* "Transatlantic spread" close to widest since April
* U.S. rate hike expected while ECB set to be cautious
* Analysts expect redemption pressure on euro zone yields
* Euro zone periphery govt bond yields http://tmsnrt.rs/2ii2Bqr
LONDON, Dec 11 (Reuters) - The gap between benchmark German and U.S. 10-year bond yields was close to its widest since April on Monday as the fiscal and policy paths of two of the world's most important economies diverge.
Monetary policy-setters for both countries are due to meet this week and though both economies are on the mend, the paths are expected to deviate as U.S. President Donald Trump pushes a tax overhaul that could put the world's largest economy at risk of overheating.
As a result, investors are starting to price in multiple rate hikes from the U.S. Federal Reserve in 2018, after an almost-certain hike this week.

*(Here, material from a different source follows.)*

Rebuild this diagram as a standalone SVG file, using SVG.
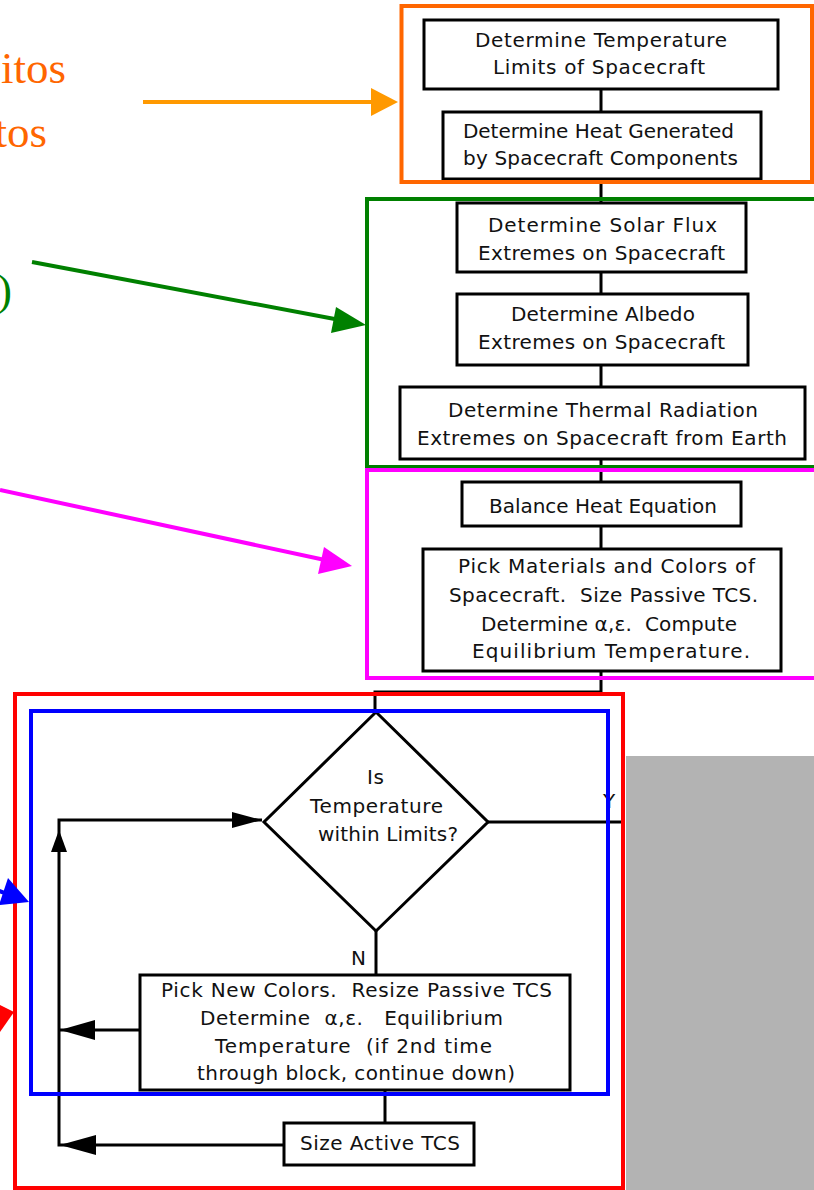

While pressure from the divergence is most pronounced at the short end of the yield curve -- the U.S. Treasury curve is close to its flattest in a decade -- longer-dated yields are also being impacted, particularly after the risk of a U.S. government shutdown last weekend was averted.
"Political risks are capping U.S. Treasury yields at the long end but ...three rate hikes (are still) expected next year," said DZ Bank strategist Rene Albrecht.
"The contrary is true for the euro zone. The tendency is for lower rates and I expect government bonds to consolidate at these levels going into the year end."
The European Central Bank in October extended its asset purchases until September 2018 and left the door open for keeping the taps flowing beyond that date.
Expectations are for the ECB to keep rates at the current low level until well into 2019, possibly until Mario Draghi ends his term at its helm.
The gap between U.S. and German 10-year yields reached 208 basis points early on Monday, just off the 209 bps eight-month high hit earlier in December.
Most high-grade euro zone bond yields were flat to a shade lower on Monday, with Tradeweb prices showing 10-year Bund yields, the benchmark for the region, edging below 0.30 percent.
Analysts expect further downward pressure on euro zone yields in the coming weeks, as government bonds become harder to find with recent supply scarce and the ECB continuing to buy debt in large quantities.
"The bond scarcity trade that has been playing out in recent weeks, and caused a slow grind lower of euro zone yields, is set to continue in our view," Mizuho analysts said in a note. "A (German two-year) Schatz redemption this week, and the early January Bund redemption coming into view are both factors reinforcing our conviction."
The Fed is due to meet Tuesday and Wednesday, with a press conference scheduled, while the ECB and the Bank of England meet on Thursday.
U.S. inflation numbers are due on Wednesday.